Il n'y avait pas non plus de journée à l'ancienne ni de manifestation particulière dite de tradition. Et pour cause, la fête alors était entièrement traditionnelle avec les pins plantés comme des poteaux auxquels les jeunes accrochaient des guirlandes de buis colorées par des fleurs en papier crépon. Pas de gardians à cheval ni d'arlésiennes, ce n'était pas la tradition d'alors. La tradition d'alors c'était tout simplement  la fête comme on la faisait à ce moment-là. Elle ressemblait aux fêtes d'avant-guerre, et certainement à celles d'autres temps plus anciens encore. La fête était alors patronale et avait lieu début août pour la Saint Pierre aux liens, mais le curé ne risquait pas comme aujourd'hui de dire une messe en provençal avec tout le décorum. Le curé désertait le village, car en ce temps là pour les gens d'église, si Satan ne menait pas le bal il n'en était pas loin et les mères et belles-mères formaient un cercle autour de la place avec leurs chaises où elles s'installaient pour surveiller leur progéniture et les couples de danseurs qui se formaient. Il flottait sur le bal un air qui sentait déjà des noces futures. Les amoureux se fréquentaient avant de se fiancer. Dès qu'un garçon fréquentait une fille, les langues allaient bon train, et les imaginations aussi. D'aucuns pensaient déjà aux arrangements possibles, aux vignes qui se retrouveraient ou non dans la corbeille des mariés selon que l'un ou l'autre était riche ou pauvre.

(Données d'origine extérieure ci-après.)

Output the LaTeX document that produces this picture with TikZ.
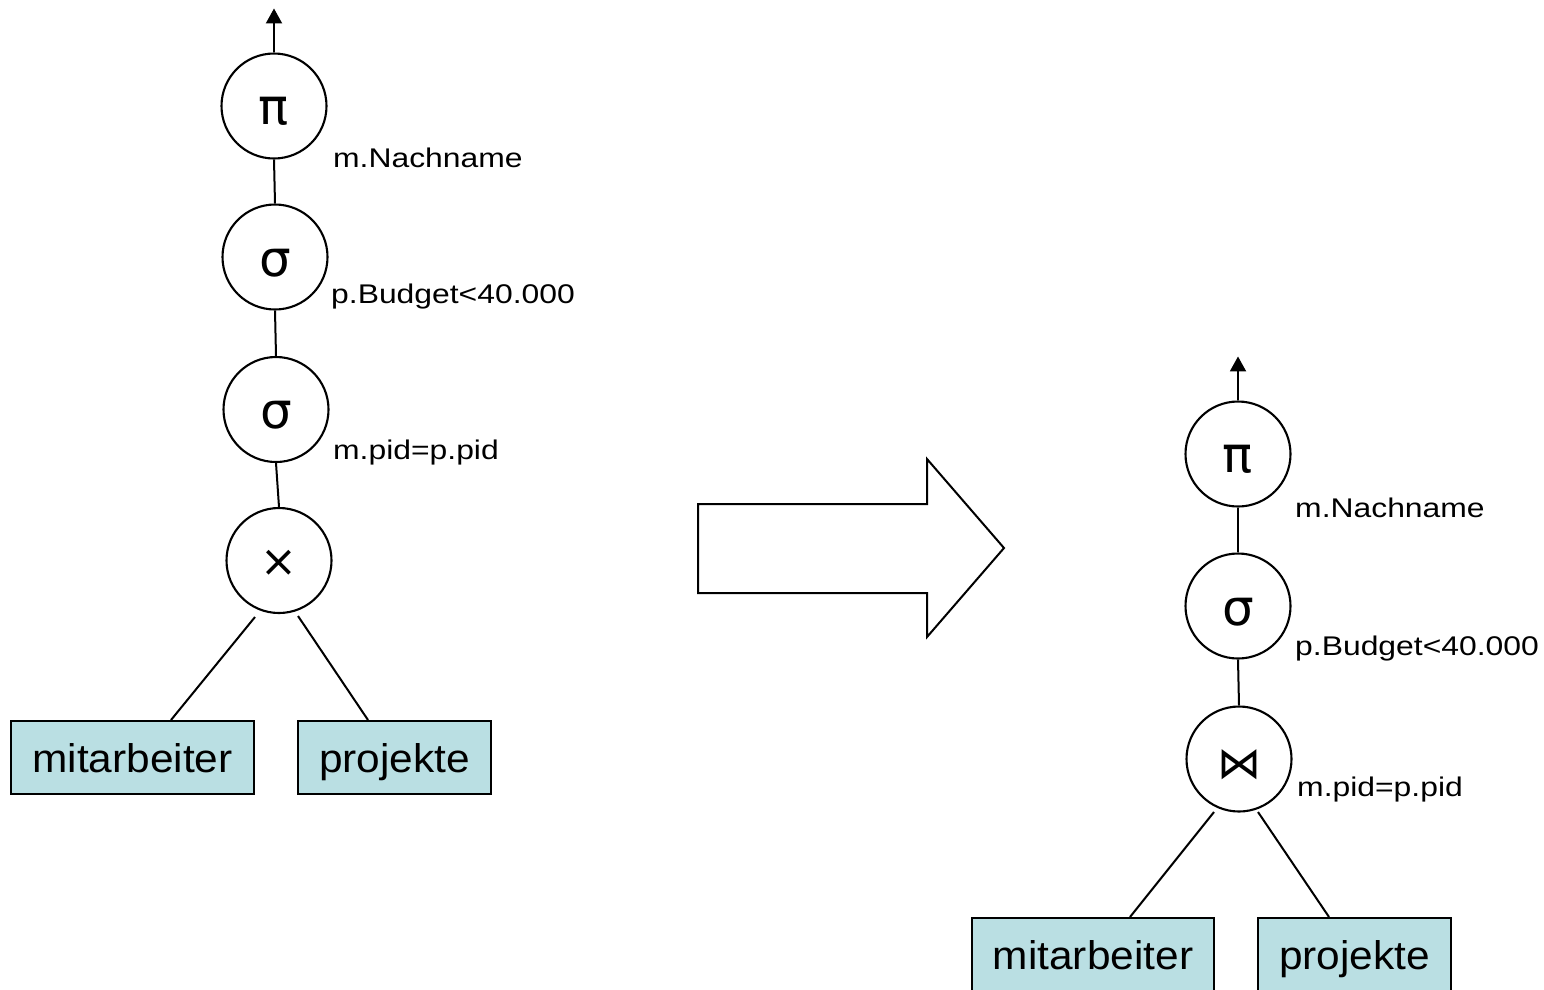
\documentclass[tikz,border=0pt]{standalone}
\usepackage{fontspec}
\setmainfont{Liberation Sans}
\newfontfamily\lblfont[FakeStretch=1.18]{Liberation Sans}
\newfontfamily\opfont{DejaVu Sans}
\newfontfamily\boxfont[FakeStretch=1.06]{Liberation Sans}
\usetikzlibrary{arrows.meta,calc}
\definecolor{relfill}{RGB}{186,223,227}
\begin{document}
\begin{tikzpicture}[x=1pt,y=-1pt,
  opnode/.style={circle,draw,line width=2.1pt,minimum size=105pt,inner sep=0pt},
  opsym/.style={inner sep=0pt,font=\opfont\fontsize{50}{60}\selectfont},
  cond/.style={anchor=base west,inner sep=0pt,font=\lblfont\fontsize{27}{32}\selectfont},
  relbox/.style={rectangle,draw,line width=2pt,fill=relfill,minimum height=73pt,
    inner sep=0pt,text height=29pt,text depth=0pt,font=\boxfont\fontsize{40}{48}\selectfont},
  edge/.style={line width=2pt},
  outarrow/.style={line width=2pt,-{Triangle[width=16pt,length=15pt]}}]
\useasboundingbox (0,0) rectangle (1544,989);

% ---- initial operator tree ----
\node[opnode] (pL) at (274,106) {};
\node[opsym] (pLs) at ([yshift=-5.5pt]pL.center) {π};
\node[opnode] (s1L) at (275,257) {};
\node[opsym] (s1Ls) at ([yshift=-6pt]s1L.center) {σ};
\node[opnode] (s2L) at (276,409.5) {};
\node[opsym] (s2Ls) at ([yshift=-5.5pt]s2L.center) {σ};
\node[opnode] (xL) at (279,560.5) {};
\node[opsym,font=\opfont\fontsize{44}{50}\selectfont] (xLs) at ([yshift=-2.5pt]xL.center) {×};

\node[cond] (cpL) at (333,167) {m.Nachname};
\node[cond] (cs1L) at (331,303) {p.Budget<40.000};
\node[cond] (cs2L) at (333,459) {m.pid=p.pid};

\node[relbox,minimum width=243pt] (mL) at (132.5,757.5) {mitarbeiter};
\node[relbox,minimum width=193pt] (jL) at (394.5,757.5) {projekte};

\coordinate (outL) at ([yshift=44pt]pL.north);
\draw[outarrow] (pL.north) -- (outL);
\draw[edge] (pL.south) -- (s1L.north);
\draw[edge] (s1L.south) -- (s2L.north);
\draw[edge] (s2L.south) -- (xL.north);
\draw[edge] ($(xL.center)+(-24,56.5)$) -- ([xshift=38.5pt]mL.north);
\draw[edge] ($(xL.center)+(19,55.5)$) -- ([xshift=-26.5pt]jL.north);

% ---- transformation arrow ----
\draw[line width=2pt,line join=miter]
  (698,504) -- (927,504) -- (927,459) -- (1004,548) -- (927,637) -- (927,593) -- (698,593) -- cycle;

% ---- optimised operator tree ----
\node[opnode] (pR) at (1238,454) {};
\node[opsym] (pRs) at ([yshift=-5.5pt]pR.center) {π};
\node[opnode] (sR) at (1238,606) {};
\node[opsym] (sRs) at ([yshift=-6pt]sR.center) {σ};
\node[opnode] (jnR) at (1239,759) {};
\node[opsym,font=\opfont\fontsize{44}{50}\selectfont] (jnRs) at ([yshift=-5.5pt]jnR.center) {⋈};

\node[cond] (cpR) at (1295,517) {m.Nachname};
\node[cond] (csR) at (1295,655) {p.Budget<40.000};
\node[cond] (cjR) at (1297,796) {m.pid=p.pid};

\node[relbox,minimum width=242pt] (mR) at (1093,954.5) {mitarbeiter};
\node[relbox,minimum width=193pt] (jR) at (1354.5,954.5) {projekte};

\coordinate (outR) at ([yshift=44pt]pR.north);
\draw[outarrow] (pR.north) -- (outR);
\draw[edge] (pR.south) -- (sR.north);
\draw[edge] (sR.south) -- (jnR.north);
\draw[edge] ($(jnR.center)+(-25,53)$) -- ([xshift=37pt]mR.north);
\draw[edge] ($(jnR.center)+(19,53)$) -- ([xshift=-25.5pt]jR.north);
\end{tikzpicture}
\end{document}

 En fait, n'en déplaise aux gens d'église, faute de Satan, c'était bel et bien  l'orchestre de Raoul Remolino qui menait le bal. Avec l'entracte avant minuit que précédait la danse d'invitation, celle après laquelle le cavalier offrait à boire à sa cavalière une orangeade ou une limonade au café d'en face tenu par Juliette et Edouard. Puis c'était la dernière danse à 1 heure du matin. Il n'ya avait pas de fête sans la soirée dite de concert. Un soir de la fête, le concert tenait lieu de première partie à la place du bal. Chacun venait avec sa chaise pour entendre des chansons célèbres ou des airs de cabaret joués par les musiciens. Un présentateur racontait entre deux chansons des histoires légères que l'on disait salées et que nos parents ne voulaient pas qu'on écoute. Heureusement pour nous il y avait Tonton Blaise, un marchand de bonbons qui venait exprès pour la fête. On l'attendait comme le Messie. Il y avait aussi un stand de jeu de roulette pour les aventuriers d'un soir qui  frimaient comme s'ils étaient au casino. Je plaignais ceux qui perdaient car je croyais sincèrement qu'ils se ruinaient au jeu. Et quand certains chanceux gagnaient je craignais qu'ils perdent leurs gains en étant tentés de les remettre en jeu. Le spectacle de ce que je ressentais profondément comme de l'immoralité me fascinait sans que je puisse pourtant le formuler.